DB pension schemes need to increase certainty about potential outcomes to help them reach their chosen goal, says Jos Vermeulen of Insight Investment
Defined benefit (DB) pension schemes are at a watershed, with more than 80% effectively closed to new members and 40% also closed to future accrual.1 Many trustees and sponsors would like to move to an ‘endgame' that secures all their scheme's obligations, such as a full buy-out of pension obligations by an insurance company or self sufficiency with little dependency on their sponsor.
Problem: Most schemes don't yet have enough assets to fund all their liabilities. So how can schemes plot a sure path from where they are now towards their goal?
Finding the path
The first step, says Jos Vermeulen of Insight Investment, is to identify your preferred goal - such as a buy-out in ten years - so that you can explore a range of possible paths towards it.2 He says that schemes usually find that paths employing traditional ‘return seeking' strategies result in uncertainty.

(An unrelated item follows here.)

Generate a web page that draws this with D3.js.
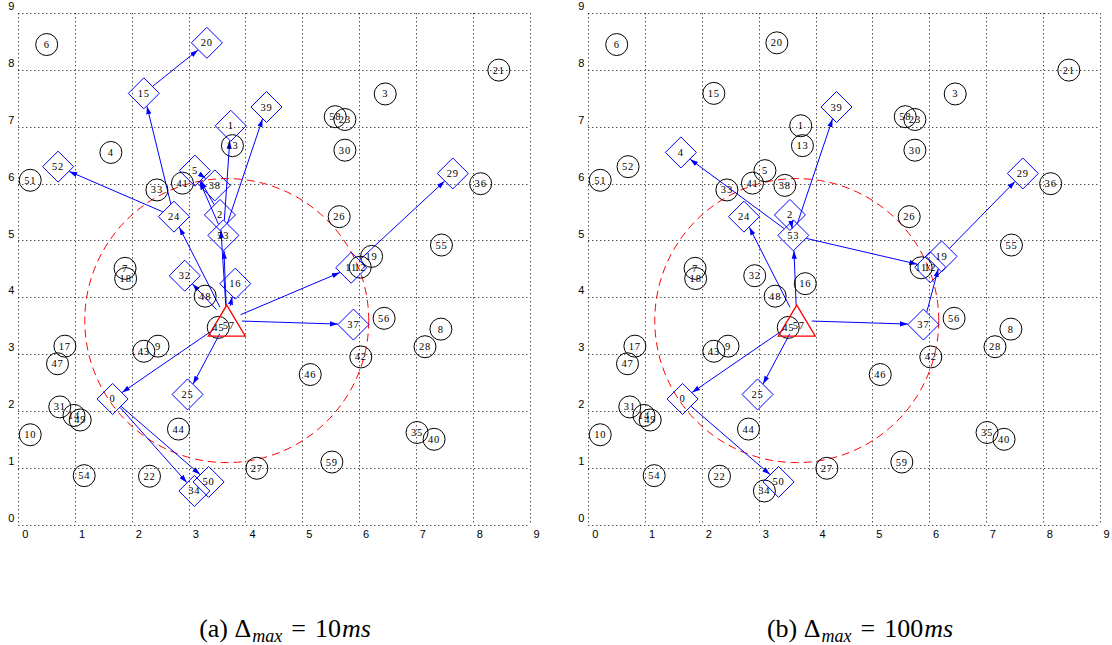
<!DOCTYPE html>
<html>
<head>
<meta charset="utf-8">
<script src="https://cdn.jsdelivr.net/npm/d3@7"></script>
<style>
  body { margin: 0; background: #fff; }
  .tick-label { font-family: "Liberation Sans", Arial, sans-serif; font-size: 11px; fill: #000; }
  .node-label { font-family: "Liberation Serif", "Times New Roman", serif; font-size: 10.5px; letter-spacing: 0.8px; fill: #000; }
  .caption { font-family: "Liberation Serif", "Times New Roman", serif; font-size: 26px; fill: #000; }
</style>
</head>
<body>
<div id="chart"></div>
<script>
// node positions (same network in both panels), index = node id
var nodeX = [1.66, 3.74, 3.55, 6.46, 1.63, 3.11, 0.50, 1.88, 7.44, 2.46,
             0.21, 5.86, 6.02, 3.77, 0.98, 2.21, 3.82, 0.82, 1.89, 6.22,
             3.32, 8.46, 2.31, 5.75, 2.74, 2.98, 5.65, 4.20, 7.16, 7.65,
             5.75, 0.73, 2.93, 2.44, 3.10, 7.02, 8.14, 5.90, 3.46, 4.37,
             7.32, 2.89, 6.03, 2.21, 2.82, 3.52, 5.14, 0.69, 3.29, 1.09,
             3.35, 0.21, 0.70, 3.61, 1.16, 7.45, 6.44, 3.67, 5.58, 5.52];
var nodeY = [2.21, 7.02, 5.45, 7.58, 6.55, 6.23, 8.45, 4.51, 3.44, 3.14,
             1.58, 4.52, 4.53, 6.67, 1.92, 7.59, 4.24, 3.14, 4.33, 4.72,
             8.48, 8.00, 0.85, 7.13, 5.42, 2.29, 5.42, 0.99, 3.13, 6.18,
             6.59, 2.07, 4.38, 5.89, 0.59, 1.62, 6.00, 3.52, 5.97, 7.35,
             1.50, 6.01, 2.95, 3.05, 1.68, 3.47, 2.64, 2.83, 4.02, 1.84,
             0.75, 6.06, 6.30, 5.09, 0.86, 4.92, 3.63, 3.59, 7.18, 1.10];

var sinkNode = 57;
var rangeRadius = 2.5;

// selected nodes (diamonds) and arrows for each panel
var diamondsA = [0, 1, 2, 5, 11, 15, 16, 20, 24, 25, 29, 32, 34, 37, 38, 39, 50, 52, 53];
var edgesA = [[57, 0], [57, 25], [57, 32], [57, 24], [57, 16], [57, 37], [57, 11], [57, 53], [57, 2],
              [53, 1], [53, 39], [53, 5], [2, 5], [5, 38], [0, 34], [0, 50], [24, 52], [24, 15],
              [15, 20], [11, 29]];

var diamondsB = [0, 2, 4, 12, 19, 24, 25, 29, 37, 39, 50, 53];
var edgesB = [[57, 0], [57, 25], [57, 24], [57, 53], [57, 37], [0, 50], [53, 4], [53, 39],
              [53, 12], [53, 2], [37, 19], [19, 29]];

var tickValues = [0, 1, 2, 3, 4, 5, 6, 7, 8, 9];

var captionA = ["(a) \u0394", "max", "=", "10", "ms"];
var captionB = ["(b) \u0394", "max", "=", "100", "ms"];

var svgWidth = 1112;
var svgHeight = 645;
var plotSize = 511.2;
var plotTop = 13.3;

var svg = d3.select("#chart").append("svg")
  .attr("width", svgWidth).attr("height", svgHeight);

svg.append("defs").append("marker")
  .attr("id", "arrow")
  .attr("viewBox", "0 -3 8 6")
  .attr("refX", 8).attr("refY", 0)
  .attr("markerWidth", 8).attr("markerHeight", 6)
  .attr("markerUnits", "userSpaceOnUse")
  .attr("orient", "auto")
  .append("path")
  .attr("d", "M0,-2.6L8,0L0,2.6Z")
  .attr("fill", "#0000ff");

function drawPanel(left, diamonds, edges, caption, captionX) {
  var xScale = d3.scaleLinear().domain([0, 9]).range([left, left + plotSize]);
  var yScale = d3.scaleLinear().domain([0, 9]).range([plotTop + plotSize, plotTop]);
  var g = svg.append("g");

  // dotted grid (incl. box)
  g.selectAll(".vgrid").data(tickValues).enter().append("line")
    .attr("x1", d => Math.round(xScale(d)) + 0.5).attr("x2", d => Math.round(xScale(d)) + 0.5)
    .attr("y1", yScale(9)).attr("y2", yScale(0))
    .attr("stroke", "#000").attr("stroke-width", 1).attr("stroke-dasharray", "1,3");
  g.selectAll(".hgrid").data(tickValues).enter().append("line")
    .attr("y1", d => Math.round(yScale(d)) + 0.5).attr("y2", d => Math.round(yScale(d)) + 0.5)
    .attr("x1", xScale(0)).attr("x2", xScale(9))
    .attr("stroke", "#000").attr("stroke-width", 1).attr("stroke-dasharray", "1,3");

  // tick labels
  g.selectAll(".xlab").data(tickValues).enter().append("text")
    .attr("class", "tick-label")
    .attr("x", d => xScale(d) + 7).attr("y", yScale(0) + 9)
    .attr("text-anchor", "middle").attr("dominant-baseline", "central")
    .text(d => d);
  g.selectAll(".ylab").data(tickValues).enter().append("text")
    .attr("class", "tick-label")
    .attr("x", xScale(0) - 7).attr("y", d => yScale(d) - 7)
    .attr("text-anchor", "middle").attr("dominant-baseline", "central")
    .text(d => d);

  // communication range of the sink
  g.append("circle")
    .attr("cx", xScale(nodeX[sinkNode])).attr("cy", yScale(nodeY[sinkNode]))
    .attr("r", xScale(rangeRadius) - xScale(0))
    .attr("fill", "none").attr("stroke", "#ff0000").attr("stroke-width", 1)
    .attr("stroke-dasharray", "8,5");

  var ids = d3.range(nodeX.length);
  var isDiamond = id => diamonds.indexOf(id) >= 0;

  function boundary(id, ux, uy) {
    if (id === sinkNode) return 15;
    if (isDiamond(id)) return 16 / (Math.abs(ux) + Math.abs(uy));
    return 11;
  }

  // arrows
  g.selectAll(".edge").data(edges).enter().append("line")
    .each(function(e) {
      var x1 = xScale(nodeX[e[0]]), y1 = yScale(nodeY[e[0]]);
      var x2 = xScale(nodeX[e[1]]), y2 = yScale(nodeY[e[1]]);
      var len = Math.hypot(x2 - x1, y2 - y1);
      var ux = (x2 - x1) / len, uy = (y2 - y1) / len;
      var s = boundary(e[0], ux, uy), t = boundary(e[1], ux, uy);
      d3.select(this)
        .attr("x1", x1 + ux * s).attr("y1", y1 + uy * s)
        .attr("x2", x2 - ux * t).attr("y2", y2 - uy * t);
    })
    .attr("stroke", "#0000ff").attr("stroke-width", 1)
    .attr("marker-end", "url(#arrow)");

  // plain nodes
  g.selectAll(".node").data(ids.filter(id => !isDiamond(id) && id !== sinkNode)).enter().append("circle")
    .attr("cx", d => xScale(nodeX[d])).attr("cy", d => yScale(nodeY[d]))
    .attr("r", 11)
    .attr("fill", "none").attr("stroke", "#000").attr("stroke-width", 1);

  // selected nodes
  g.selectAll(".sel").data(diamonds).enter().append("path")
    .attr("d", d => {
      var cx = xScale(nodeX[d]), cy = yScale(nodeY[d]), h = 15.5;
      return `M${cx},${cy - h}L${cx + h},${cy}L${cx},${cy + h}L${cx - h},${cy}Z`;
    })
    .attr("fill", "none").attr("stroke", "#0000ff").attr("stroke-width", 1);

  // sink
  var sx = xScale(nodeX[sinkNode]), sy = yScale(nodeY[sinkNode]);
  g.append("path")
    .attr("d", `M${sx},${sy - 15.5}L${sx + 18.5},${sy + 15.5}L${sx - 18.5},${sy + 15.5}Z`)
    .attr("fill", "none").attr("stroke", "#ff0000").attr("stroke-width", 1.3);

  // labels
  g.selectAll(".lab").data(ids).enter().append("text")
    .attr("class", "node-label")
    .attr("x", d => xScale(nodeX[d]) + (d === sinkNode ? 2 : 0))
    .attr("y", d => yScale(nodeY[d]) + (d === sinkNode ? 5 : 0))
    .attr("text-anchor", "middle").attr("dominant-baseline", "central")
    .text(d => d);

  // caption
  var cap = svg.append("text").attr("class", "caption")
    .attr("x", captionX).attr("y", 637).attr("text-anchor", "middle");
  cap.append("tspan").text(caption[0]);
  cap.append("tspan").attr("font-style", "italic").attr("font-size", "18px").attr("dx", 1).attr("dy", 5).text(caption[1]);
  cap.append("tspan").attr("dx", 9).attr("dy", -5).text(caption[2]);
  cap.append("tspan").attr("dx", 9).text(caption[3]);
  cap.append("tspan").attr("font-style", "italic").attr("dx", 1).text(caption[4]);
}

drawPanel(18.3, diamondsA, edgesA, captionA, 285);
drawPanel(588.3, diamondsB, edgesB, captionB, 860);
</script>
</body>
</html>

These strategies offer too wide a range of potential outcomes because of investment and other risks including inflation and longevity risk.
Insight argues that like an individual employee approaching retirement - moving from asset accumulation to decumulation - pension schemes moving towards endgames must shift their focus from return generation to outcome certainty. "Cash-flow negative schemes have shortening time horizons that leave much less time to recover from unforeseen shocks," Vermeulen explains.
Schemes have had to deal with the unexpected many times over the last decade including market volatility after the global financial crisis, prolonged low interest rates, the Brexit vote, and accelerated cash outflows after George Osborne's 2015 pension freedoms.
"So the key goal is to narrow the range of potential future outcomes", he says, using the wider toolkit now available in the pension scheme armoury. Insight suggests following three steps:
• Lock down outcomes by hedging liability risks including interest rates, inflation and longevity, often perceived as the most difficult risk to handle
• Solve the uncertainty problem by investing in contractual assets such as bonds to generate the cashflows and returns needed to meet obligations
• Manage liquidity to ensure the scheme can cover its outflows and avoid being a forced seller in difficult markets
The Insight team recognises that no solution can be 100% perfect, so schemes should create buffers by stress testing any residual risks such as reinvestment risk or the risk of default in their bond portfolios. They should also construct portfolios that preserve flexibility to help deal with any setbacks.
- Source: The Pensions Regulator, November 2018.
- Over half FTSE 100 schemes might be in a position to move to insurer buy-out within 10 years. See K. Kaveh, How Close Are DB Schemes to the Endgame?, Professional Pensions, 11 July 2019, pp.14-15.